§ Extracted information:
= = = = =

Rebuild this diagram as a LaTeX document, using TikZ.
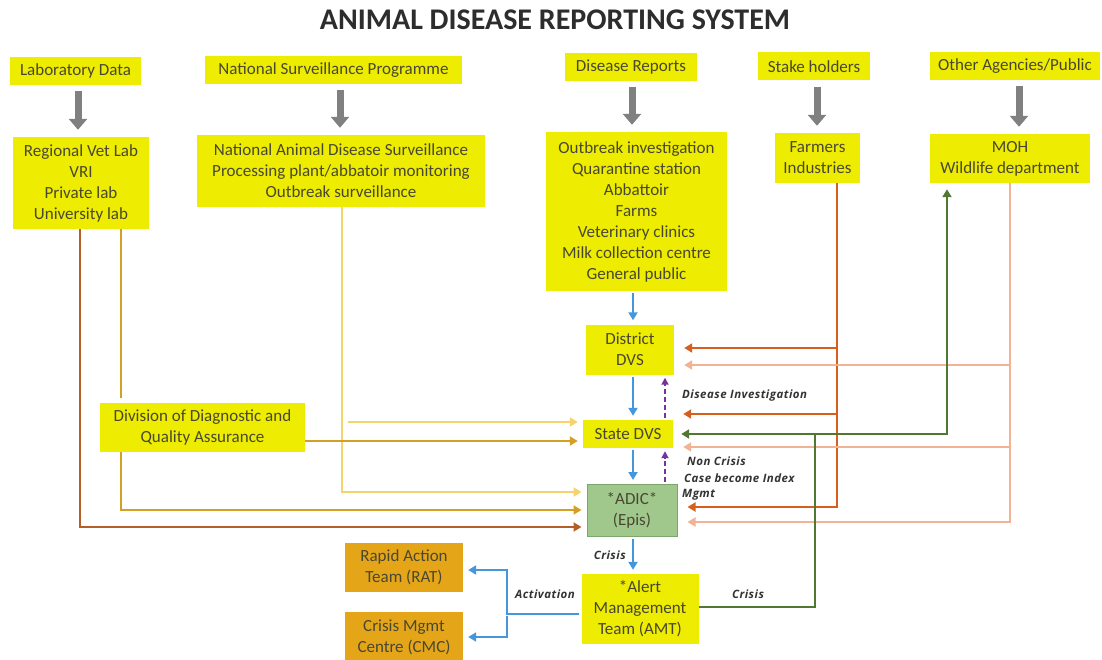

= = = = =

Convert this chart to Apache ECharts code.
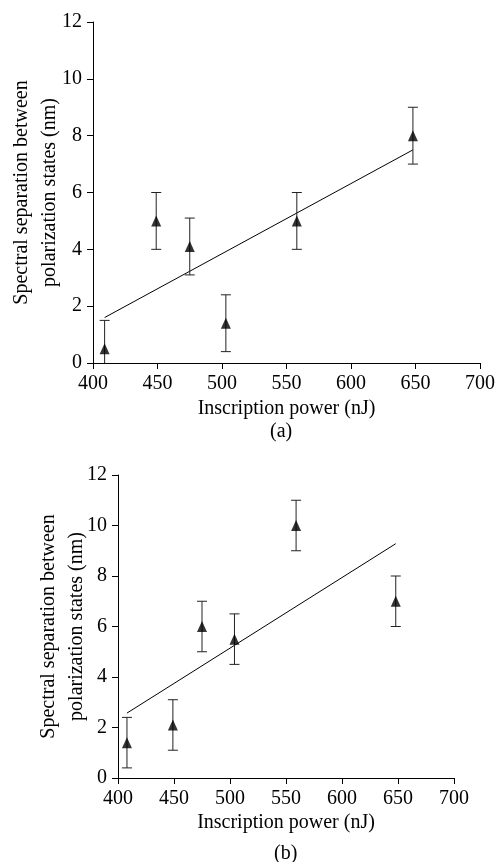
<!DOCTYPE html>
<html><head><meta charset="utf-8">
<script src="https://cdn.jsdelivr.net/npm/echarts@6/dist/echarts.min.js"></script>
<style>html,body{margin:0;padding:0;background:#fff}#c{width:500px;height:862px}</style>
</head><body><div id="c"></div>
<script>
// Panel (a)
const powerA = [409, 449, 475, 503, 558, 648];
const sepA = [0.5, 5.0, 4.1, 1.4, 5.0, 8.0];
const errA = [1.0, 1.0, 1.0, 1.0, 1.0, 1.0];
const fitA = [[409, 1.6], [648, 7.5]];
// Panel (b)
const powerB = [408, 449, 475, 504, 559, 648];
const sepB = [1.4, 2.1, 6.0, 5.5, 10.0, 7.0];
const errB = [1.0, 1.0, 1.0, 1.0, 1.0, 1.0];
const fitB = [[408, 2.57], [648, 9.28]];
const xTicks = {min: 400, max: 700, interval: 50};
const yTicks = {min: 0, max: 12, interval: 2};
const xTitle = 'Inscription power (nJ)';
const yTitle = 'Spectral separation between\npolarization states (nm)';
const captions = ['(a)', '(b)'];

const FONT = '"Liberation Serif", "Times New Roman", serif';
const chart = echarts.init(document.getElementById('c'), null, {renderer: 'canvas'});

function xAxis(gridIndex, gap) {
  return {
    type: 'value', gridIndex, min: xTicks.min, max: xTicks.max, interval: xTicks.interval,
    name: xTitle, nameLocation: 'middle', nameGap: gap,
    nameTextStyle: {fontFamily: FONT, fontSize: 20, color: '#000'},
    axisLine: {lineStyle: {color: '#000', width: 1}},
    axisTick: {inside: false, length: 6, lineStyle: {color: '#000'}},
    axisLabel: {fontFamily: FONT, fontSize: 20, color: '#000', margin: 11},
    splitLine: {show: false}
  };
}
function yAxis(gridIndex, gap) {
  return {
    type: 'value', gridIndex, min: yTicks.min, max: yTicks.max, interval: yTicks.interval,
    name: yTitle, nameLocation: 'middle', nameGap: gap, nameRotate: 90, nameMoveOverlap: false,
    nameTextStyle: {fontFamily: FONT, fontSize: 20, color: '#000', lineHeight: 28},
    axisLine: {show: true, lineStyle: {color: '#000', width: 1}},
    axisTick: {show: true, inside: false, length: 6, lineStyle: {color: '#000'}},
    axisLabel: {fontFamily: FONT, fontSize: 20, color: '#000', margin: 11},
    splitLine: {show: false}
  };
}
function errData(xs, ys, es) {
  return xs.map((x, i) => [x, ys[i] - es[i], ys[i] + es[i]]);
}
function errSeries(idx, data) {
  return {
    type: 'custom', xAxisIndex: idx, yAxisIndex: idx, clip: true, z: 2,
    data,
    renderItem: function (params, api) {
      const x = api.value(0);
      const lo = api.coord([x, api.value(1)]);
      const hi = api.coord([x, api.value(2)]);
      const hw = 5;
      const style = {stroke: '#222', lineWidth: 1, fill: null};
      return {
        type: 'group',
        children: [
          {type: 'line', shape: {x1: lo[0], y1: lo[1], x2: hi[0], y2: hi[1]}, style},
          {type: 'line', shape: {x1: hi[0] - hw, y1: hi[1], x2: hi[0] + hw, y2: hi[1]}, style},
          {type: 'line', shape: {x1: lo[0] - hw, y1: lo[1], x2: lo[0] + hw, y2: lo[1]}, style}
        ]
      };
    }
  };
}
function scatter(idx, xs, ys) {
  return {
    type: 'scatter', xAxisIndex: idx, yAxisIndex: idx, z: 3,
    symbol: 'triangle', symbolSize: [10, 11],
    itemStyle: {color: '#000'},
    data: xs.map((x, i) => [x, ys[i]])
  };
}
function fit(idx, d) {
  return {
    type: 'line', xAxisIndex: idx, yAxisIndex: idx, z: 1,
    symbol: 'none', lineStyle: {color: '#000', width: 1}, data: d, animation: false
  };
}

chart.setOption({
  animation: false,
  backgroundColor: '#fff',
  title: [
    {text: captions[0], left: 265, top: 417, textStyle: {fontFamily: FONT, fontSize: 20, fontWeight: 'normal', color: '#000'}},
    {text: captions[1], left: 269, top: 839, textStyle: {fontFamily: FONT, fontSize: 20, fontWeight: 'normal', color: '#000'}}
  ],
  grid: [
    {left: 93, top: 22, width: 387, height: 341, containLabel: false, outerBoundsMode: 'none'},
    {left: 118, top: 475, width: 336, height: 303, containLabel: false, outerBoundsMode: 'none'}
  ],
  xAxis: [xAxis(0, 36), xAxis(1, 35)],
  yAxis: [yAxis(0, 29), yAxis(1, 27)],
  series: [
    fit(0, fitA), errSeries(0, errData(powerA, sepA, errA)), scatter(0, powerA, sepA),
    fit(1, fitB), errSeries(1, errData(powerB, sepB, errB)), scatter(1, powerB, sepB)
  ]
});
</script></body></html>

= = = = =

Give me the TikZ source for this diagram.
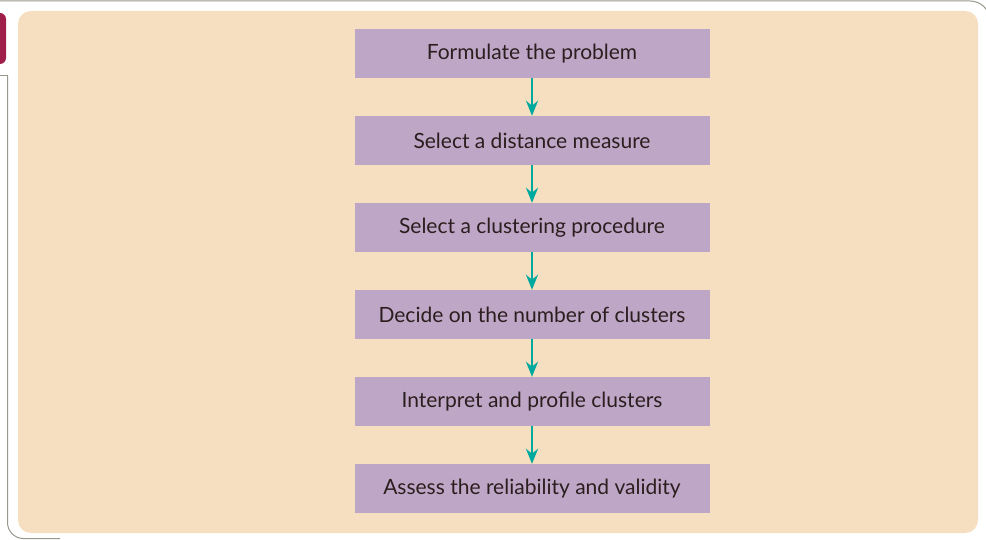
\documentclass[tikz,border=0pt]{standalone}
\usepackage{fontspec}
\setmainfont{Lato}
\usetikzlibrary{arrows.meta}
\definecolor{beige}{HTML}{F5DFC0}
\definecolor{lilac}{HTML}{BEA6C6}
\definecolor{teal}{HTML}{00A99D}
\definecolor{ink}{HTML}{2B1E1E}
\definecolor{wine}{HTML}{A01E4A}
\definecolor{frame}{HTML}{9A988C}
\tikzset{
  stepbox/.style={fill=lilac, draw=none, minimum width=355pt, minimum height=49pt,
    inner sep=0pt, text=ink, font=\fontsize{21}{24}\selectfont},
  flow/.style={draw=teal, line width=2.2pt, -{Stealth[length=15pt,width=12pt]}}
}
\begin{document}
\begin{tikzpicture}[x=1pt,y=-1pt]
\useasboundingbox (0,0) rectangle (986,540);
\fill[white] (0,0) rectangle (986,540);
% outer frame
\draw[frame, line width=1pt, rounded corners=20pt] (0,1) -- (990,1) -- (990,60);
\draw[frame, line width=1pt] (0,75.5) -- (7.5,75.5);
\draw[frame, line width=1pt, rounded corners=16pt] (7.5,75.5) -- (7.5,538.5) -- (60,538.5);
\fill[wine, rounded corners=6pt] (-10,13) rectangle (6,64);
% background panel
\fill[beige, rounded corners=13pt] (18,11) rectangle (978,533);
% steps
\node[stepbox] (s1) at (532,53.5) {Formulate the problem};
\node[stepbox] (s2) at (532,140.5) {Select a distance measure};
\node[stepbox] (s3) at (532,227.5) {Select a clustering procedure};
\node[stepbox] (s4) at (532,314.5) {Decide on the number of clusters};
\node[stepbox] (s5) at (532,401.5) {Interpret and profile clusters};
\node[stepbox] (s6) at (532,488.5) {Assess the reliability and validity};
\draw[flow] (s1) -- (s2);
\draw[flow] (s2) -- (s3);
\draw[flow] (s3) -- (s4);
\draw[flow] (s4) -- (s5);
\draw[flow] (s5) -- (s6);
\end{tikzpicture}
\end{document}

= = = = =

§ What the task asks: Without any pictures, set down the lines from the one holding "Convert this chart to Apache ECharts code." through the one holding "const captions = ['(a)', '(b)'];".

§ In response:
Convert this chart to Apache ECharts code.
<!DOCTYPE html>
<html><head><meta charset="utf-8">
<script src="https://cdn.jsdelivr.net/npm/echarts@6/dist/echarts.min.js"></script>
<style>html,body{margin:0;padding:0;background:#fff}#c{width:500px;height:862px}</style>
</head><body><div id="c"></div>
<script>
// Panel (a)
const powerA = [409, 449, 475, 503, 558, 648];
const sepA = [0.5, 5.0, 4.1, 1.4, 5.0, 8.0];
const errA = [1.0, 1.0, 1.0, 1.0, 1.0, 1.0];
const fitA = [[409, 1.6], [648, 7.5]];
// Panel (b)
const powerB = [408, 449, 475, 504, 559, 648];
const sepB = [1.4, 2.1, 6.0, 5.5, 10.0, 7.0];
const errB = [1.0, 1.0, 1.0, 1.0, 1.0, 1.0];
const fitB = [[408, 2.57], [648, 9.28]];
const xTicks = {min: 400, max: 700, interval: 50};
const yTicks = {min: 0, max: 12, interval: 2};
const xTitle = 'Inscription power (nJ)';
const yTitle = 'Spectral separation between\npolarization states (nm)';
const captions = ['(a)', '(b)'];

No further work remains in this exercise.